Set exercise — Using the records below, please work out how many lines contain "that"; answer with the number alone.

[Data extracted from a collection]
________________________________________

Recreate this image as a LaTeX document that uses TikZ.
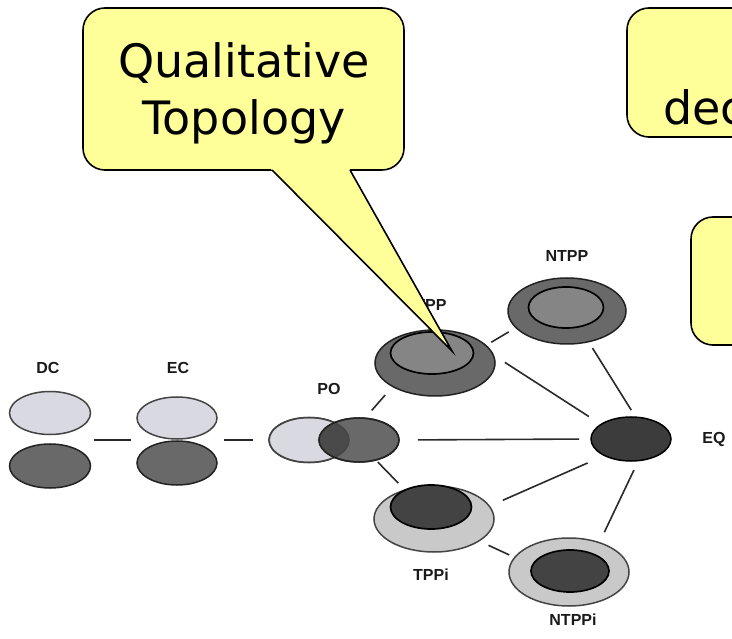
\documentclass[tikz,border=0pt]{standalone}
\usepackage{fontspec}
\setmainfont{DejaVu Sans}
\newfontfamily\labelfont{Liberation Sans}
\usetikzlibrary{shapes.geometric}
\definecolor{callyellow}{HTML}{FFFF99}
\definecolor{lightfill}{HTML}{D9D9E2}
\definecolor{lightedge}{HTML}{444444}
\definecolor{darkfill}{HTML}{696969}
\definecolor{darkedge}{HTML}{222222}
\definecolor{overlapfill}{HTML}{4A4A4A}
\definecolor{eqfill}{HTML}{3C3C3C}
\definecolor{innermid}{HTML}{858585}
\definecolor{ringlight}{HTML}{C9C9C9}
\definecolor{innerdark}{HTML}{434343}
\definecolor{connc}{HTML}{2A2A2A}
\definecolor{labelc}{HTML}{1A1A1A}
\tikzset{
  ell/.style={ellipse, inner sep=0pt, outer sep=0pt, line width=1.5pt},
  lightell/.style={ell, fill=lightfill, draw=lightedge},
  darkell/.style={ell, fill=darkfill, draw=darkedge},
  eqell/.style={ell, fill=eqfill, draw=black},
  midinner/.style={ell, fill=innermid, draw=black, line width=1.7pt},
  ringell/.style={ell, fill=ringlight, draw=lightedge},
  darkinner/.style={ell, fill=innerdark, draw=black, line width=1.7pt},
  conn/.style={draw=connc, line width=1.6pt},
  lbl/.style={font=\labelfont\bfseries\fontsize{16}{19}\selectfont, text=labelc, inner sep=0pt},
  callbox/.style={draw=black, line width=1.6pt, fill=callyellow, rounded corners=22pt, inner sep=0pt, outer sep=0pt},
  calltext/.style={font=\fontsize{46}{55}\selectfont, inner sep=0pt, anchor=base},
}
\begin{document}
\begin{tikzpicture}[x=1pt, y=-1pt]
\useasboundingbox (0,0) rectangle (732,639);
\clip (0,0) rectangle (732,639);
\fill[white] (0,0) rectangle (732,639);

% ---- DC ----
\node[lightell, minimum width=81pt, minimum height=43pt] (dcA) at (50,413) {};
\node[darkell, minimum width=81pt, minimum height=44pt] (dcB) at (50,466) {};
\node[minimum width=81pt, minimum height=97pt, inner sep=0pt, outer sep=0pt] (dc) at (50,440) {};
\node[lbl] (dcl) at (48,368) {DC};

% ---- EC ----
\node[lightell, minimum width=80pt, minimum height=42pt] (ecA) at (177,418) {};
\node[darkell, minimum width=80pt, minimum height=44pt] (ecB) at (177,463) {};
\node[minimum width=80pt, minimum height=88pt, inner sep=0pt, outer sep=0pt] (ec) at (177,440) {};
\node[lbl] (ecl) at (178,368) {EC};

% ---- PO ----
\node[lightell, minimum width=80pt, minimum height=45pt] (poA) at (309,440) {};
\node[darkell, minimum width=80pt, minimum height=44pt] (poB) at (359,440) {};
\begin{scope}
  \clip (309,440) ellipse (40 and 22.5);
  \fill[overlapfill] (359,440) ellipse (40 and 22);
\end{scope}
\draw[lightedge, line width=1.5pt] (309,440) ellipse (40 and 22.5);
\draw[darkedge, line width=1.5pt] (359,440) ellipse (40 and 22);
\node[minimum width=130pt, minimum height=45pt, inner sep=0pt, outer sep=0pt] (po) at (334,440) {};
\node[lbl] (pol) at (329,389) {PO};

% ---- TPP ----
\node[darkell, minimum width=120pt, minimum height=66pt] (tpp) at (435,363) {};
\node[midinner, minimum width=83pt, minimum height=42pt] (tppin) at (432,353) {};
\node[lbl] (tppl) at (431,305) {TPP};

% ---- NTPP ----
\node[darkell, minimum width=118pt, minimum height=66pt] (ntpp) at (567,311) {};
\node[midinner, minimum width=75pt, minimum height=41pt] (ntppin) at (566,307.5) {};
\node[lbl] (ntppl) at (567,256) {NTPP};

% ---- EQ ----
\node[eqell, minimum width=80pt, minimum height=44pt] (eq) at (631,439) {};
\node[lbl] (eql) at (714,439) {EQ};

% ---- TPPi ----
\node[ringell, minimum width=120pt, minimum height=66pt] (tppi) at (434,519) {};
\node[darkinner, minimum width=81pt, minimum height=44pt] (tppiin) at (431,507) {};
\node[lbl] (tppil) at (431,575) {TPPi};

% ---- NTPPi ----
\node[ringell, minimum width=120pt, minimum height=68pt] (ntppi) at (569,572) {};
\node[darkinner, minimum width=78pt, minimum height=42pt] (ntppiin) at (570,571) {};
\node[lbl] (ntppil) at (573,620) {NTPPi};

% ---- connectors ----
\draw[conn, shorten <=3pt, shorten >=6pt] (dc.east) -- (ec.west);
\draw[conn, shorten <=7pt, shorten >=16pt] (ec.east) -- (po.west);
\draw[conn, shorten <=10.5pt, shorten >=11.5pt] (poB.75) -- (tpp.209);
\draw[conn, shorten <=19pt, shorten >=12pt] (poB.east) -- (eq.west);
\draw[conn, shorten <=3pt, shorten >=9.8pt] (poB.310) -- (tppi.135);
\draw[conn, shorten <=6.3pt, shorten >=8.5pt] (tpp.19.6) -- (ntpp.198.6);
\draw[conn, shorten <=14pt, shorten >=14.5pt] (tpp.8.6) -- (eq.154);
\draw[conn, shorten <=7.5pt, shorten >=8.3pt] (ntpp.305.7) -- (eq.78.7);
\draw[conn, shorten <=14.8pt, shorten >=18.5pt] (tppi.13.2) -- (eq.212.6);
\draw[conn, shorten <=10.6pt, shorten >=6.1pt] (tppi.334.9) -- (ntppi.165.3);
\draw[conn, shorten <=11.6pt, shorten >=10.5pt] (ntppi.44.5) -- (eq.289.2);

% ---- callout: Qualitative Topology ----
\node[callbox, minimum width=321pt, minimum height=162pt] (qbox) at (243.5,89) {};
\coordinate (qtl) at (272,170);
\coordinate (qtr) at (350,170);
\coordinate (qtip) at (452,351);
\fill[callyellow] (270,168) -- (qtip) -- (349,168) -- cycle;
\draw[black, line width=1.6pt, line join=miter] (qtl) -- (qtip) -- (qtr);
\node[calltext] (qt1) at (244,78) {Qualitative};
\node[calltext] (qt2) at (244,135) {Topology};

% ---- callout cut at the right edge ----
\node[callbox, minimum width=260pt, minimum height=129pt] (dbox) at (757,72.5) {};
\node[calltext, anchor=base west] (dect) at (663,125) {dec};

% ---- third callout, cut at the right edge ----
\node[callbox, minimum width=200pt, minimum height=128pt] (ebox) at (791,281) {};
\end{tikzpicture}
\end{document}
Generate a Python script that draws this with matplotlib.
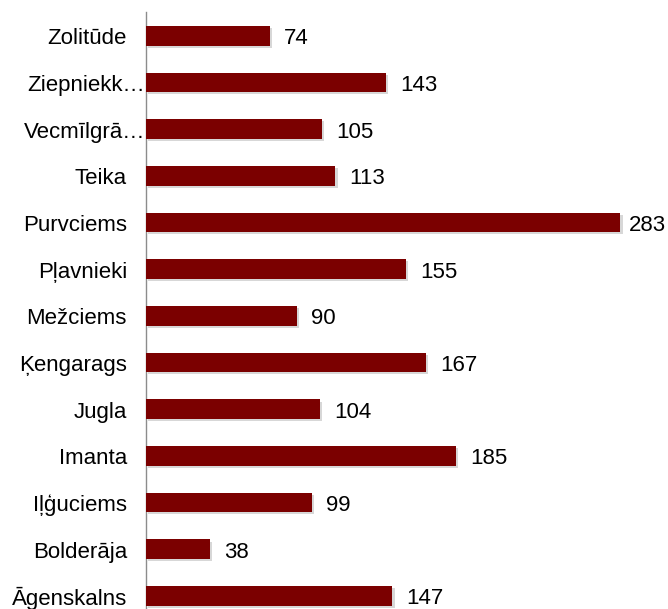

________________________________________

Answer — 2